SP: Well I would normally say the dynamic quest stuff, but we’ve already covered that. I think the next most exciting feature is that in Drox you’re really not the center of the galaxy. The game takes place in a huge galactic colonization conflict. There are only so many habitable planets available and multiple alien races are vying for control of this sector of space. These races are scouting solar systems, colonizing the best planets they can find, building fleets of starships, and eventually when empty planets are less plentiful, waging war to expand their empires. Your goal as a Drox Operative is essentially to ally yourself with one of these races and help them conquer the sector and make tons of credits while you’re at it.

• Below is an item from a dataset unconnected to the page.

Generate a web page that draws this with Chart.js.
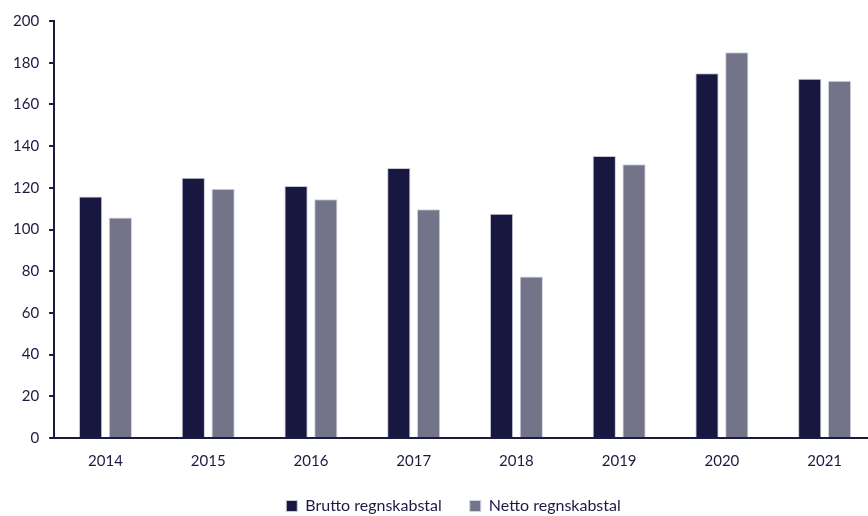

GC: When it was announced it was stated that Drox Operative would be done when it’s done, is there a prospective month of release that we can anticipate?
SP: I don’t know about a specific month. We are still shooting for 1st quarter, but we will take our time and polish as much as we can, so I would guess that it will slip into the 2nd quarter.
GC: We love fantasy as much as the next person, but at Gamercast, we really enjoy a good spot of science fiction, we can’t wait to see more of Drox Operative in the coming months.
SP: Great, we really hope there are a lot of sci-fi fans out there that are waiting for a cool sci-fi game, especially since it seems that there really aren’t enough good sci-fi games that come out.
I'm not sure about you, but the dynamism in Drox Operative is shaping up to be pretty exciting, if you've yet to experience Soldak Entertainment's last game Din's Curse I recommend you look it up, there are not many games out there that can attest to the dynamic qualities that Steven brings to his games.
Drox Operative should be seeing a release sometime during Quarters 1 and 2 of 2012, bring on the Mutant Ants!